## SHORT PROBLEM:
Starting at the top of the listing, extract every line up to and including the one with "import plotly.graph_objects as go". Pictures stay out of the copy.

*****

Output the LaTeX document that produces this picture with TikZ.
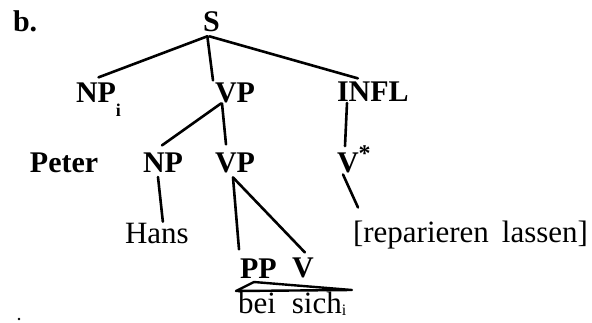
\documentclass[tikz,border=0pt]{standalone}
\usepackage{fontspec}
\setmainfont{Liberation Serif}
\usetikzlibrary{calc}
\begin{document}
\begin{tikzpicture}[x=1pt,y=-1pt,
  lab/.style={inner sep=0pt,outer sep=0pt,font=\fontsize{30}{30}\selectfont\bfseries},
  word/.style={inner sep=0pt,outer sep=0pt,font=\fontsize{31}{31}\selectfont},
  branch/.style={line width=2.6pt,line cap=round}]
\useasboundingbox (0,0) rectangle (592,322);
\node[lab,anchor=base west] (b) at (13,31) {b.};
\node[lab,anchor=base west] (S) at (203,31) {S};
\node[lab,anchor=base west] (NPi) at (76,102) {NP\raisebox{-14pt}{\fontsize{18}{18}\selectfont i}};
\node[lab,anchor=base west] (VPa) at (215,102) {VP};
\node[lab,anchor=base west] (INFL) at (337,101) {INFL};
\node[lab,anchor=base west] (Peter) at (30,172) {Peter};
\node[lab,anchor=base west] (NPb) at (143,172) {NP};
\node[lab,anchor=base west] (VPb) at (215,172) {VP};
\node[lab,anchor=base west] (Vstar) at (337,172) {V\raisebox{11pt}{\fontsize{24}{24}\selectfont *}};
\node[word,anchor=base west] (Hans) at (125,243) {Hans};
\node[word,anchor=base west] (rep) at (353,242) {[reparieren\hspace{13pt}lassen]};
\node[lab,anchor=base west] (PP) at (240,278) {PP};
\node[lab,anchor=base west] (V) at (292,277) {V};
\node[word,anchor=base west] (bs) at (238,313) {bei\hspace{16pt}sich\raisebox{-2pt}{\fontsize{16}{16}\selectfont i}};
\draw[branch] ($(S.south)+(-4,5)$) -- ($(NPi.north)+(0,-5)$);
\draw[branch] ($(S.south)+(-4,5)$) -- ($(VPa.north west)+(-2,-2)$);
\draw[branch] ($(S.south)+(-2,5)$) -- ($(INFL.north)+(-15,-3)$);
\draw[branch] ($(VPa.south west)+(6,1)$) -- ($(NPb.north)+(-1,-7)$);
\draw[branch] ($(VPa.south west)+(7,1)$) -- ($(VPb.north)+(-9,-8)$);
\draw[branch] ($(INFL.south west)+(10,2)$) -- ($(Vstar.north west)+(8,1)$);
\draw[branch] ($(NPb.south)+(-5,5)$) -- ($(Hans.north)+(6,-1)$);
\draw[branch] ($(VPb.south west)+(18,5)$) -- ($(PP.north west)+(-1,-9)$);
\draw[branch] ($(VPb.south west)+(18,5)$) -- ($(V.north)+(2,-5)$);
\draw[branch] ($(Vstar.south west)+(6,2)$) -- ($(rep.north west)+(5,-13)$);
\draw[line width=2.4pt,line join=round] (254,282) -- (352,290) -- (236,291) -- cycle;
\fill (19,319) circle (1.3);
\end{tikzpicture}
\end{document}
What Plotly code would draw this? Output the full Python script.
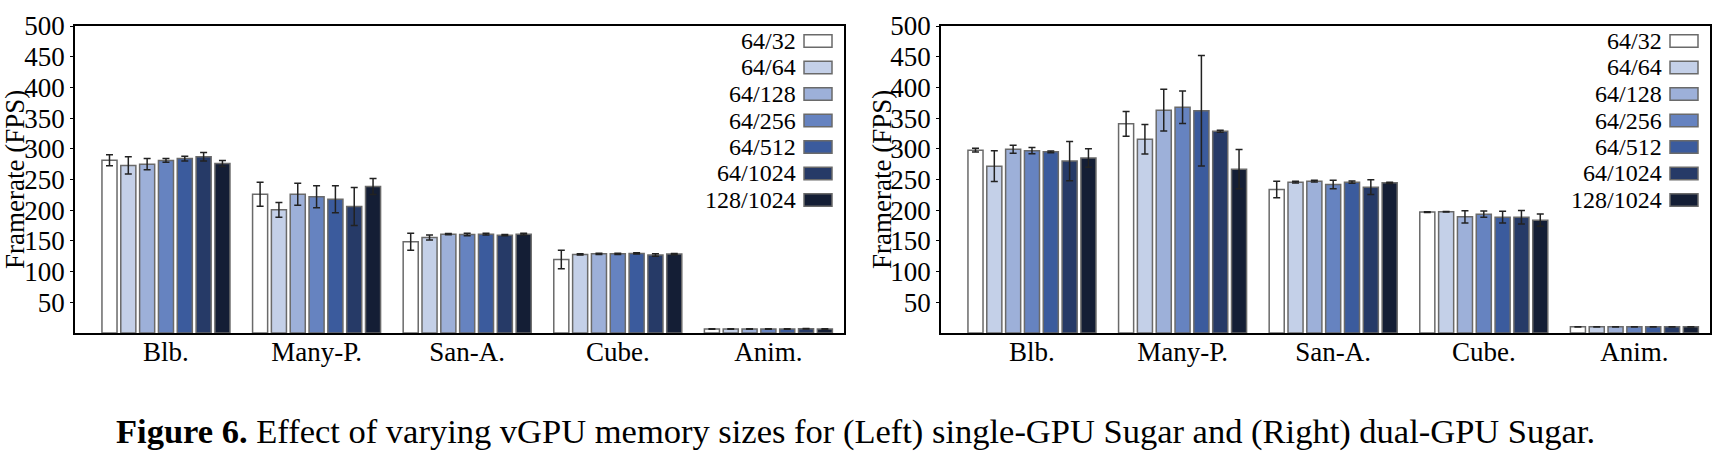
import plotly.graph_objects as go

categories = ["Blb.", "Many-P.", "San-A.", "Cube.", "Anim."]
configs = ["64/32", "64/64", "64/128", "64/256", "64/512", "64/1024", "128/1024"]
colors = ["#ffffff", "#c4d0e8", "#9db0d9", "#6683c0", "#3b5b9d", "#263a67", "#141e35"]

# Left: single-GPU Sugar (mean FPS per config, per benchmark)
left_vals = {
    "64/32":    [281.5, 226, 148.6, 119.8, 6.5],
    "64/64":    [273, 200.7, 155.6, 128, 6.5],
    "64/128":   [275, 226, 161, 129, 6.5],
    "64/256":   [281, 222, 160.5, 129, 6.5],
    "64/512":   [284, 218, 161, 129.6, 6.5],
    "64/1024":  [287, 206, 159.4, 127, 7],
    "128/1024": [276, 238.6, 161, 128.5, 6.5],
}
left_err = {
    "64/32":    [9, 19.5, 14, 15, 0.3],
    "64/64":    [14, 12, 4, 1, 0.3],
    "64/128":   [9, 18, 1, 1, 0.3],
    "64/256":   [3, 18, 2, 1, 0.3],
    "64/512":   [4, 22, 1.5, 1, 0.3],
    "64/1024":  [7, 31, 1, 2, 0.3],
    "128/1024": [5, 13, 1.5, 1, 0.3],
}
# Right: dual-GPU Sugar
right_vals = {
    "64/32":    [297.7, 340.6, 233.7, 196.9, 10],
    "64/64":    [271.7, 315.6, 245.7, 197.4, 10],
    "64/128":   [299.3, 362.8, 247.3, 189.2, 10],
    "64/256":   [297, 367.7, 241.9, 193.6, 10],
    "64/512":   [295, 362, 245.7, 188.7, 10],
    "64/1024":  [280, 328.6, 237.5, 188.7, 10],
    "128/1024": [285, 266.8, 244.6, 183.8, 10],
}
right_err = {
    "64/32":    [3, 20, 13.5, 0.5, 0.3],
    "64/64":    [25, 24, 1.5, 0.5, 0.3],
    "64/128":   [6.5, 34, 1.5, 10, 0.3],
    "64/256":   [5, 26.5, 7, 5, 0.3],
    "64/512":   [1.5, 90, 2, 9.5, 0.3],
    "64/1024":  [32, 1.5, 12, 11, 0.3],
    "128/1024": [15, 32, 1, 10, 0.3],
}

y_ticks = [50, 100, 150, 200, 250, 300, 350, 400, 450, 500]
y_title = "Framerate (FPS)"
caption = ("<b>Figure 6.</b> Effect of varying vGPU memory sizes for (Left) "
           "single-GPU Sugar and (Right) dual-GPU Sugar.")

FONT = "Liberation Serif"
FS = 27
LEG_FS = 24
OUTLINE = "#6a6a6a"
W, H = 1729, 455

fig = go.Figure()
for vals, errs, xa, ya in [
        (left_vals, left_err, "x", "y"),
        (right_vals, right_err, "x2", "y2")]:
    for cfg, col in zip(configs, colors):
        fig.add_trace(go.Bar(
            x=categories, y=vals[cfg], name=cfg, xaxis=xa, yaxis=ya,
            marker=dict(color=col, line=dict(color=OUTLINE, width=1.5)),
            error_y=dict(type="data", array=errs[cfg], color="#222222",
                         thickness=1.5, width=3.5),
            showlegend=False, hoverinfo="skip",
        ))

PT, PB = 26, 333
ydom = [1 - PB / H, 1 - PT / H]
xdom1 = [75 / W, 844 / W]
xdom2 = [941 / W, 1710 / W]
xrange = [-0.604, 4.502]

axis_common_x = dict(
    type="category", range=xrange, showline=True, linecolor="#000000",
    linewidth=1.5, mirror=True, ticks="", showgrid=False, zeroline=False,
    automargin=False, ticklabelstandoff=-6,
    tickfont=dict(family=FONT, size=FS, color="#000"),
)
axis_common_y = dict(
    range=[0, 500], tickvals=y_ticks, showline=True, linecolor="#000000",
    linewidth=1.5, mirror=True, ticks="outside", ticklen=3, tickcolor="#000",
    showgrid=False, zeroline=False, automargin=False,
    tickfont=dict(family=FONT, size=FS, color="#000"),
)

fig.update_layout(
    width=W, height=H,
    margin=dict(l=0, r=0, t=0, b=0, autoexpand=False),
    paper_bgcolor="white", plot_bgcolor="white",
    barmode="group", bargap=0.125, bargroupgap=0.2,
    xaxis=dict(domain=xdom1, anchor="y", **axis_common_x),
    yaxis=dict(domain=ydom, anchor="x", **axis_common_y),
    xaxis2=dict(domain=xdom2, anchor="y2", **axis_common_x),
    yaxis2=dict(domain=ydom, anchor="x2", **axis_common_y),
    font=dict(family=FONT, size=FS, color="#000"),
)

shapes = []
annotations = []
PH = PB - PT
for xa, ya, tx in [("x", "y", 15 / W), ("x2", "y2", 882 / W)]:
    # y-axis title
    annotations.append(dict(
        xref="paper", yref="paper", x=tx, y=1 - 180 / H,
        xanchor="center", yanchor="middle", text=y_title, textangle=-90,
        showarrow=False, font=dict(family=FONT, size=FS, color="#000"),
    ))
    # legend inside panel: label then swatch to its right
    for i, (cfg, col) in enumerate(zip(configs, colors)):
        yc = (PB - 41 - i * 26.5) / PH
        annotations.append(dict(
            xref=f"{xa} domain", yref=f"{ya} domain", x=0.9385, y=yc,
            xanchor="right", yanchor="middle", text=cfg, showarrow=False,
            borderpad=0,
            font=dict(family=FONT, size=LEG_FS, color="#000"),
        ))
        shapes.append(dict(
            type="rect", xref=f"{xa} domain", yref=f"{ya} domain",
            x0=0.948, x1=0.9844, y0=yc - 6.3 / PH, y1=yc + 6.3 / PH,
            fillcolor=col, line=dict(color=OUTLINE, width=1.5),
        ))

annotations.append(dict(
    xref="paper", yref="paper", x=0.495, y=1 - 431 / H,
    xanchor="center", yanchor="middle", text=caption, showarrow=False,
    font=dict(family=FONT, size=34.5, color="#000"),
))
fig.update_layout(shapes=shapes, annotations=annotations)

fig.write_html(
    "out.html",
    config={"displayModeBar": False},
    post_script="document.body.style.margin='0';document.body.style.overflow='hidden';",
)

*****

## RESPONSE TO THIS TASK:
Output the LaTeX document that produces this picture with TikZ.
\documentclass[tikz,border=0pt]{standalone}
\usepackage{fontspec}
\setmainfont{Liberation Serif}
\usetikzlibrary{calc}
\begin{document}
\begin{tikzpicture}[x=1pt,y=-1pt,
  lab/.style={inner sep=0pt,outer sep=0pt,font=\fontsize{30}{30}\selectfont\bfseries},
  word/.style={inner sep=0pt,outer sep=0pt,font=\fontsize{31}{31}\selectfont},
  branch/.style={line width=2.6pt,line cap=round}]
\useasboundingbox (0,0) rectangle (592,322);
\node[lab,anchor=base west] (b) at (13,31) {b.};
\node[lab,anchor=base west] (S) at (203,31) {S};
\node[lab,anchor=base west] (NPi) at (76,102) {NP\raisebox{-14pt}{\fontsize{18}{18}\selectfont i}};
\node[lab,anchor=base west] (VPa) at (215,102) {VP};
\node[lab,anchor=base west] (INFL) at (337,101) {INFL};
\node[lab,anchor=base west] (Peter) at (30,172) {Peter};
\node[lab,anchor=base west] (NPb) at (143,172) {NP};
\node[lab,anchor=base west] (VPb) at (215,172) {VP};
\node[lab,anchor=base west] (Vstar) at (337,172) {V\raisebox{11pt}{\fontsize{24}{24}\selectfont *}};
\node[word,anchor=base west] (Hans) at (125,243) {Hans};
\node[word,anchor=base west] (rep) at (353,242) {[reparieren\hspace{13pt}lassen]};
\node[lab,anchor=base west] (PP) at (240,278) {PP};
\node[lab,anchor=base west] (V) at (292,277) {V};
\node[word,anchor=base west] (bs) at (238,313) {bei\hspace{16pt}sich\raisebox{-2pt}{\fontsize{16}{16}\selectfont i}};
\draw[branch] ($(S.south)+(-4,5)$) -- ($(NPi.north)+(0,-5)$);
\draw[branch] ($(S.south)+(-4,5)$) -- ($(VPa.north west)+(-2,-2)$);
\draw[branch] ($(S.south)+(-2,5)$) -- ($(INFL.north)+(-15,-3)$);
\draw[branch] ($(VPa.south west)+(6,1)$) -- ($(NPb.north)+(-1,-7)$);
\draw[branch] ($(VPa.south west)+(7,1)$) -- ($(VPb.north)+(-9,-8)$);
\draw[branch] ($(INFL.south west)+(10,2)$) -- ($(Vstar.north west)+(8,1)$);
\draw[branch] ($(NPb.south)+(-5,5)$) -- ($(Hans.north)+(6,-1)$);
\draw[branch] ($(VPb.south west)+(18,5)$) -- ($(PP.north west)+(-1,-9)$);
\draw[branch] ($(VPb.south west)+(18,5)$) -- ($(V.north)+(2,-5)$);
\draw[branch] ($(Vstar.south west)+(6,2)$) -- ($(rep.north west)+(5,-13)$);
\draw[line width=2.4pt,line join=round] (254,282) -- (352,290) -- (236,291) -- cycle;
\fill (19,319) circle (1.3);
\end{tikzpicture}
\end{document}
What Plotly code would draw this? Output the full Python script.
import plotly.graph_objects as go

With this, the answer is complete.